Man Sentenced To Serve A Total Of Five Years In Federal Prison For Theft Of Public Funds And Aggravated ID Theft
Defendant Had Several Turbo Tax Debit Cards And PII For 200 Individuals When His Limo Was Stopped For Traffic Offense
DALLAS — A man who admitted to federal felony offenses stemming from his conspiracy to obtain tax refunds by filing fraudulent tax returns using stolen names and Social Security information was sentenced yesterday, announced John Parker, Acting U.S. Attorney for the Northern District of Texas.
Roberto Boris Fernandez was sentenced by U.S. District Judge Ed Kinkeade to a total of 60 months in federal prison and ordered to pay $466,405 in restitution to the IRS. Fernandez pleaded guilty in November 2014 to one count of conspiracy to commit theft of public funds and one count of aggravated identity theft. Specifically, Judge Kinkeade sentenced him to 36 months on the conspiracy conviction and 24 months on the identity theft conviction, to run consecutively.
According to the factual resume filed, during January 2012, Fernandez conspired with others to engage in a scheme to obtain tax refunds by electronically filing fraudulent income tax returns using stolen names and social security information. The returns falsely represented that the taxpayers were entitled to a refund because of a falsely created Earned Income Credit. The returns were filed through Turbo Tax, an online tax preparation service, and directed the IRS to deposit the refunds onto Turbo Tax debit cards that were mailed to coconspirators’ addresses. Fernandez and the coconspirators used the debit cards at automatic teller machines (ATMs) to withdraw cash.

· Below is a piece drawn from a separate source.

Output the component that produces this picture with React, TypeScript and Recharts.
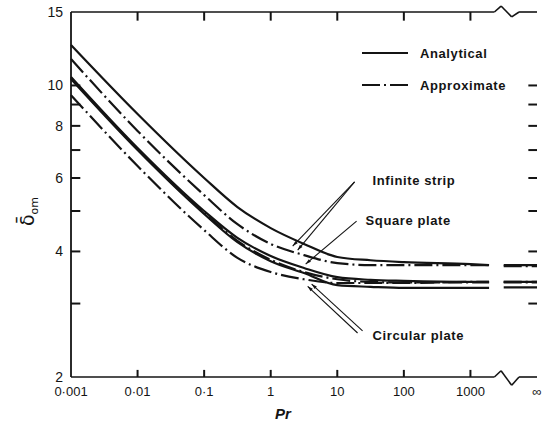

In fact, according to the factual resume filed, for several hours during the evening and early morning hours of January 30-31, 2012, Fernandez and another co-conspirator traveled in a limousine Fernandez had rented to conduct multiple withdrawals from the Turbo Tax debit cards at various ATMs. However, the Little Elm Police Department stopped the limousine for a traffic violation. At the time, Fernandez was the sole passenger. While searching the limousine, officers seized Fernandez’s backpack, a cell phone, an air card, several Turbo Tax envelopes and debit cards, $8,295 in cash, and ATM receipts. Inside the backpack, officers found handwritten personal identifying information (PII) for approximately 200 individuals, together with notations as to refund amounts, personal identification numbers (PINs), and dates on which refunds were expected. Eight additional unopened Turbo Tax envelopes containing Turbo Tax debit cards issued in third party names were also found in the backpack.
IRS Criminal Investigation, according to the factual resume, identified 84 fraudulent income tax returns for the 2011 tax year with refund claims totaling $435,219 that were associated with the debit cards and identifying information located in the backpack.
IRS Criminal Investigation investigated. Assistant U.S. Attorney Christopher Stokes prosecuted the case.